Over the last several decades, American wine lovers learned to heed that advice thanks in large part to Kermit Lynch, Neal Rosenthal and Terry Theise—two importers and an importer-consultant, all three wine-business legends. Any one of their names on a bottle’s back label came to be regarded as a good-wine guarantee. (Mr. Lynch later moved his to the front.) The three scouted then-little-known wine regions such as Jura, France, and Kremstal, Austria, as well as famous places such as Burgundy and Champagne and discovered producers whose wines became quality benchmarks of their respective regions, if not the world.”
Teague goes on to describe Neal’s early work in Piedmont and his reflections on how the industry has changed since he started out.

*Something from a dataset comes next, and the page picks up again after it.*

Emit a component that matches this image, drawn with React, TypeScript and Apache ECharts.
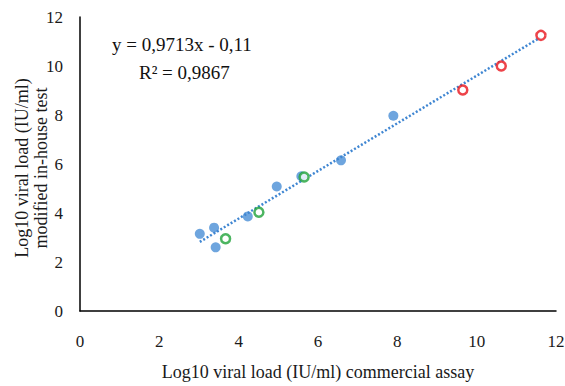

“Mr. Rosenthal was a pioneer in Piedmont, and many of his original producers remain in his portfolio today. He recalled the early years in the region: “There were very few people out there. And a lot of producers weren’t bottling their own wines.” It was possible to drop in unannounced. (Lunch was usually offered.) “Now you need to make appointments,” he said.
He’s seen the wine game change from “an old-fashioned trade to big business—there is so much at stake,” he observed. And a wine that might once have remained in a producer’s cellar aging for years is sold far more quickly today. “People want their money back,” he said.
Mr. Rosenthal, now 77, remains very much in business. He even obtained a special permit during the pandemic to go scouting overseas, where he discovered new talent in places where he’d never conducted business before. In Puglia, Italy, for example, Mr. Rosenthal found “an extraordinary producer” whose wines he is now importing.”